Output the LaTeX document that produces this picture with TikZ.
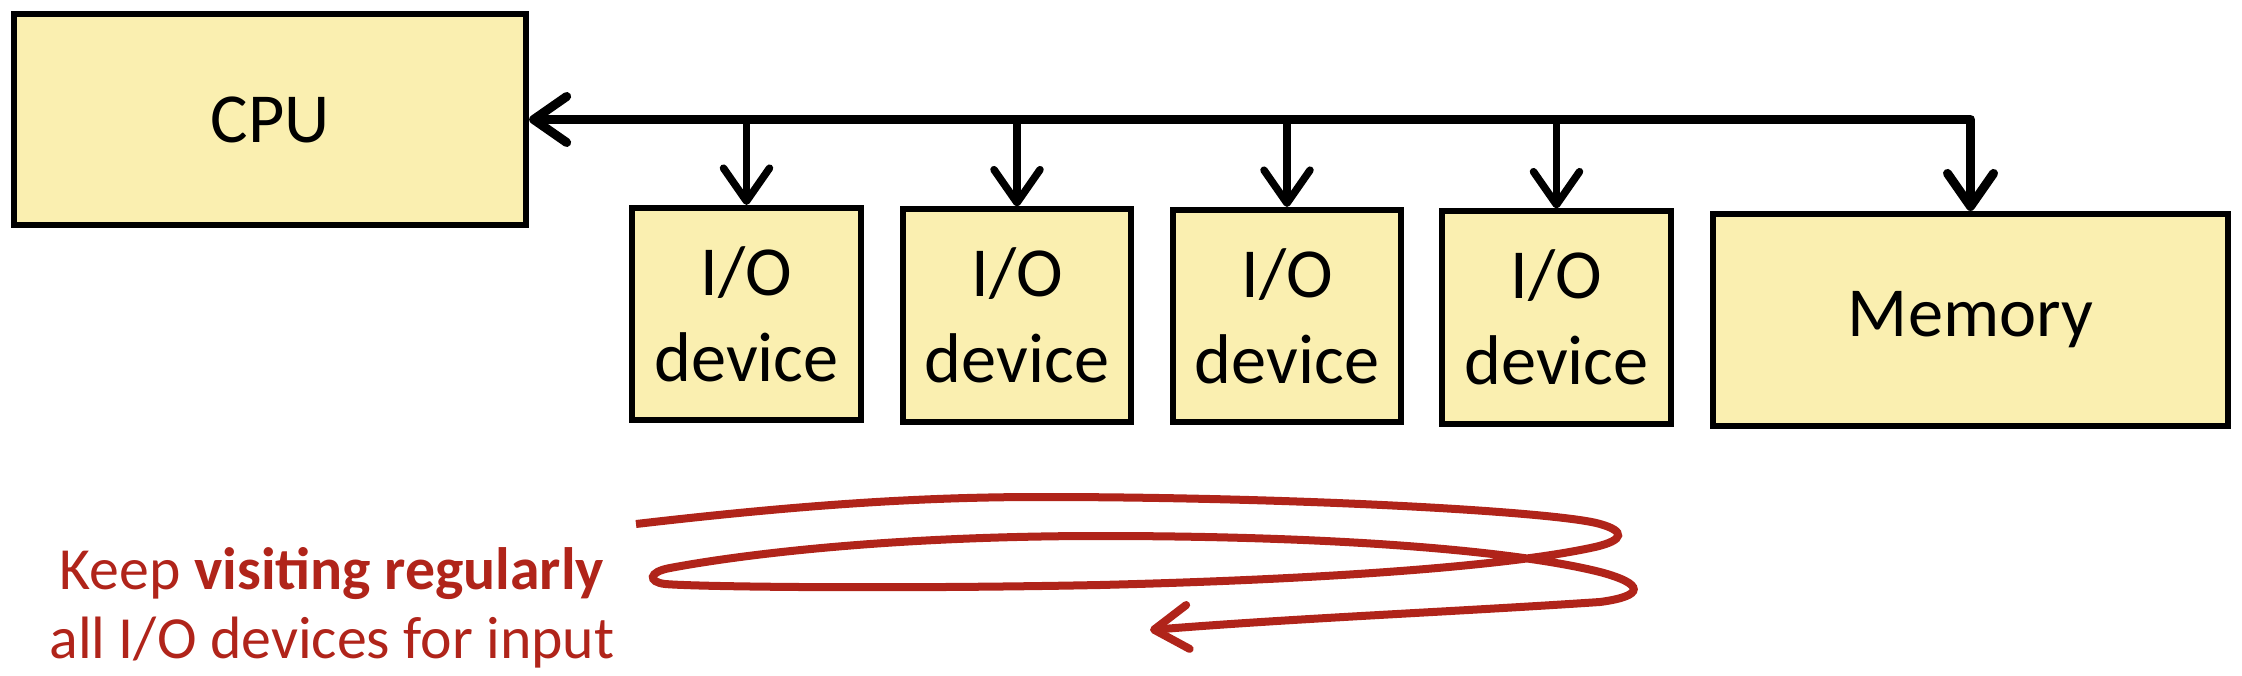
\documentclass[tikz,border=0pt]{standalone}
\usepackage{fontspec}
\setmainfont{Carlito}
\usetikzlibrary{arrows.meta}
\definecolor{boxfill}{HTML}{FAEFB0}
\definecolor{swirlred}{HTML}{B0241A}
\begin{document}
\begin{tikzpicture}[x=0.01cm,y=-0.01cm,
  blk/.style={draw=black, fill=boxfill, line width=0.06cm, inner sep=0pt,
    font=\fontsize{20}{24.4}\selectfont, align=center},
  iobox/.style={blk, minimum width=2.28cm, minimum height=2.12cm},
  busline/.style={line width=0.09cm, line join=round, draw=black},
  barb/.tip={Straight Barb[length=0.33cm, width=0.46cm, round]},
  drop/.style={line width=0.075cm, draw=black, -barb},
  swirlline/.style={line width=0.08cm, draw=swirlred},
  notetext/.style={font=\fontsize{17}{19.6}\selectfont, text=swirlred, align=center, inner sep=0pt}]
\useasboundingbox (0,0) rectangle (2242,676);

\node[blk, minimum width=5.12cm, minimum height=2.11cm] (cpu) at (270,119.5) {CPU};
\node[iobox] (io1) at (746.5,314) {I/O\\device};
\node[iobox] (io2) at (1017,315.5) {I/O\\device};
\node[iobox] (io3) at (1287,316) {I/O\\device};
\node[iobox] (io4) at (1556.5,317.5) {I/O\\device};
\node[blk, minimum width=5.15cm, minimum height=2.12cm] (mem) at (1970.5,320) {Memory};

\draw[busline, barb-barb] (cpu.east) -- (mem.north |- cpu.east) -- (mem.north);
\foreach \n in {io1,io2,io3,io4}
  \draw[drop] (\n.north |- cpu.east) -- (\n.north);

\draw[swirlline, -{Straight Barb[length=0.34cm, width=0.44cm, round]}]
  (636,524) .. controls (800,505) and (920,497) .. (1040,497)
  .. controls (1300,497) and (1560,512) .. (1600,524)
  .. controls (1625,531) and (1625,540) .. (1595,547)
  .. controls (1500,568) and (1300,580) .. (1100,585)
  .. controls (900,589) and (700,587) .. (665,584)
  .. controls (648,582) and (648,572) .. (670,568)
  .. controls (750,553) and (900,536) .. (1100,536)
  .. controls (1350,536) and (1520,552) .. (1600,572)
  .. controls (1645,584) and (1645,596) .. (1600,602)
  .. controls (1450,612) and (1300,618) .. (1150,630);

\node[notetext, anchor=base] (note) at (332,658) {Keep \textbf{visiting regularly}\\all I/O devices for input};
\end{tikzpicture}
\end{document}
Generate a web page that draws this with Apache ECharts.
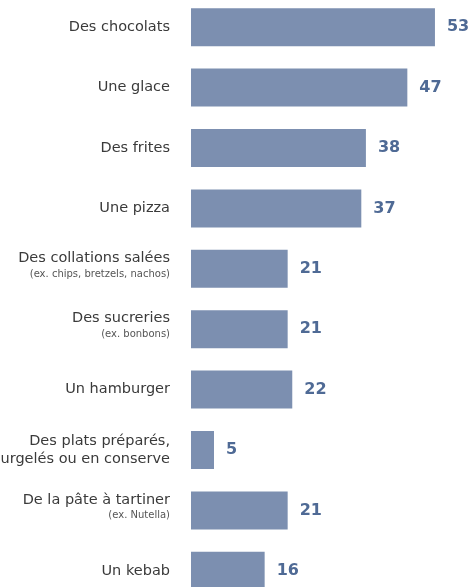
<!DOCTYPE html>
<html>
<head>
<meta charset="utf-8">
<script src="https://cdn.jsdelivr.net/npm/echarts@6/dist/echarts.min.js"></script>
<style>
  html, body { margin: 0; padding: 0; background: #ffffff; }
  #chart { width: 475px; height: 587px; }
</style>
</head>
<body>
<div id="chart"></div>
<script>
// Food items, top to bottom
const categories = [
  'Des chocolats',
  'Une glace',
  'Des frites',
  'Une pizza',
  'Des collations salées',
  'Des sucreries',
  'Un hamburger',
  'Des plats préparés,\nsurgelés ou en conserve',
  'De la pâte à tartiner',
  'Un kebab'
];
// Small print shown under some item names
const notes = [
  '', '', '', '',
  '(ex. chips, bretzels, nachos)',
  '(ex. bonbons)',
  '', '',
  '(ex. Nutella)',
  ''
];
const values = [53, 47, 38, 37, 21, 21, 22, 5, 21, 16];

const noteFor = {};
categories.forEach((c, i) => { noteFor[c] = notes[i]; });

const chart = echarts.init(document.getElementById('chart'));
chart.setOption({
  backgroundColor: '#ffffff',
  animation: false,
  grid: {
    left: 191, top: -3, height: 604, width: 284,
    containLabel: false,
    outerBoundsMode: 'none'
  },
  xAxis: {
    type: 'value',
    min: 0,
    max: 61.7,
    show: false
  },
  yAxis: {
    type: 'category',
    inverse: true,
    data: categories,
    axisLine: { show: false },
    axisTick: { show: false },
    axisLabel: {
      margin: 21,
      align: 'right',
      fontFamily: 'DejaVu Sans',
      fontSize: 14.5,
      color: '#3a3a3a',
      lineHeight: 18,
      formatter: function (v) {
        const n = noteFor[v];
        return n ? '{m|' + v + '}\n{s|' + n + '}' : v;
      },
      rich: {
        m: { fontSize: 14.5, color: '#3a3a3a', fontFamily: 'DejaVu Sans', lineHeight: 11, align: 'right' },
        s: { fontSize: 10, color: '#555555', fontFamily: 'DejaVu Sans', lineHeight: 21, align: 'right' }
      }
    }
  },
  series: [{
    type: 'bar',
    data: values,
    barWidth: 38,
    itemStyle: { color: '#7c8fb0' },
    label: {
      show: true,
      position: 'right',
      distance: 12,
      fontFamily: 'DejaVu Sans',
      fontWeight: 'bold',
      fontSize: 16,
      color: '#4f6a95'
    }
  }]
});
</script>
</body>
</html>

• What to work on
Quote every entry exactly, with the pictures omitted.

• Exercise output
Output the LaTeX document that produces this picture with TikZ.
\documentclass[tikz,border=0pt]{standalone}
\usepackage{fontspec}
\setmainfont{Carlito}
\usetikzlibrary{arrows.meta}
\definecolor{boxfill}{HTML}{FAEFB0}
\definecolor{swirlred}{HTML}{B0241A}
\begin{document}
\begin{tikzpicture}[x=0.01cm,y=-0.01cm,
  blk/.style={draw=black, fill=boxfill, line width=0.06cm, inner sep=0pt,
    font=\fontsize{20}{24.4}\selectfont, align=center},
  iobox/.style={blk, minimum width=2.28cm, minimum height=2.12cm},
  busline/.style={line width=0.09cm, line join=round, draw=black},
  barb/.tip={Straight Barb[length=0.33cm, width=0.46cm, round]},
  drop/.style={line width=0.075cm, draw=black, -barb},
  swirlline/.style={line width=0.08cm, draw=swirlred},
  notetext/.style={font=\fontsize{17}{19.6}\selectfont, text=swirlred, align=center, inner sep=0pt}]
\useasboundingbox (0,0) rectangle (2242,676);

\node[blk, minimum width=5.12cm, minimum height=2.11cm] (cpu) at (270,119.5) {CPU};
\node[iobox] (io1) at (746.5,314) {I/O\\device};
\node[iobox] (io2) at (1017,315.5) {I/O\\device};
\node[iobox] (io3) at (1287,316) {I/O\\device};
\node[iobox] (io4) at (1556.5,317.5) {I/O\\device};
\node[blk, minimum width=5.15cm, minimum height=2.12cm] (mem) at (1970.5,320) {Memory};

\draw[busline, barb-barb] (cpu.east) -- (mem.north |- cpu.east) -- (mem.north);
\foreach \n in {io1,io2,io3,io4}
  \draw[drop] (\n.north |- cpu.east) -- (\n.north);

\draw[swirlline, -{Straight Barb[length=0.34cm, width=0.44cm, round]}]
  (636,524) .. controls (800,505) and (920,497) .. (1040,497)
  .. controls (1300,497) and (1560,512) .. (1600,524)
  .. controls (1625,531) and (1625,540) .. (1595,547)
  .. controls (1500,568) and (1300,580) .. (1100,585)
  .. controls (900,589) and (700,587) .. (665,584)
  .. controls (648,582) and (648,572) .. (670,568)
  .. controls (750,553) and (900,536) .. (1100,536)
  .. controls (1350,536) and (1520,552) .. (1600,572)
  .. controls (1645,584) and (1645,596) .. (1600,602)
  .. controls (1450,612) and (1300,618) .. (1150,630);

\node[notetext, anchor=base] (note) at (332,658) {Keep \textbf{visiting regularly}\\all I/O devices for input};
\end{tikzpicture}
\end{document}
Generate a web page that draws this with Apache ECharts.
<!DOCTYPE html>
<html>
<head>
<meta charset="utf-8">
<script src="https://cdn.jsdelivr.net/npm/echarts@6/dist/echarts.min.js"></script>
<style>
  html, body { margin: 0; padding: 0; background: #ffffff; }
  #chart { width: 475px; height: 587px; }
</style>
</head>
<body>
<div id="chart"></div>
<script>
// Food items, top to bottom
const categories = [
  'Des chocolats',
  'Une glace',
  'Des frites',
  'Une pizza',
  'Des collations salées',
  'Des sucreries',
  'Un hamburger',
  'Des plats préparés,\nsurgelés ou en conserve',
  'De la pâte à tartiner',
  'Un kebab'
];
// Small print shown under some item names
const notes = [
  '', '', '', '',
  '(ex. chips, bretzels, nachos)',
  '(ex. bonbons)',
  '', '',
  '(ex. Nutella)',
  ''
];
const values = [53, 47, 38, 37, 21, 21, 22, 5, 21, 16];

const noteFor = {};
categories.forEach((c, i) => { noteFor[c] = notes[i]; });

const chart = echarts.init(document.getElementById('chart'));
chart.setOption({
  backgroundColor: '#ffffff',
  animation: false,
  grid: {
    left: 191, top: -3, height: 604, width: 284,
    containLabel: false,
    outerBoundsMode: 'none'
  },
  xAxis: {
    type: 'value',
    min: 0,
    max: 61.7,
    show: false
  },
  yAxis: {
    type: 'category',
    inverse: true,
    data: categories,
    axisLine: { show: false },
    axisTick: { show: false },
    axisLabel: {
      margin: 21,
      align: 'right',
      fontFamily: 'DejaVu Sans',
      fontSize: 14.5,
      color: '#3a3a3a',
      lineHeight: 18,
      formatter: function (v) {
        const n = noteFor[v];
        return n ? '{m|' + v + '}\n{s|' + n + '}' : v;
      },
      rich: {
        m: { fontSize: 14.5, color: '#3a3a3a', fontFamily: 'DejaVu Sans', lineHeight: 11, align: 'right' },
        s: { fontSize: 10, color: '#555555', fontFamily: 'DejaVu Sans', lineHeight: 21, align: 'right' }
      }
    }
  },
  series: [{
    type: 'bar',
    data: values,
    barWidth: 38,
    itemStyle: { color: '#7c8fb0' },
    label: {
      show: true,
      position: 'right',
      distance: 12,
      fontFamily: 'DejaVu Sans',
      fontWeight: 'bold',
      fontSize: 16,
      color: '#4f6a95'
    }
  }]
});
</script>
</body>
</html>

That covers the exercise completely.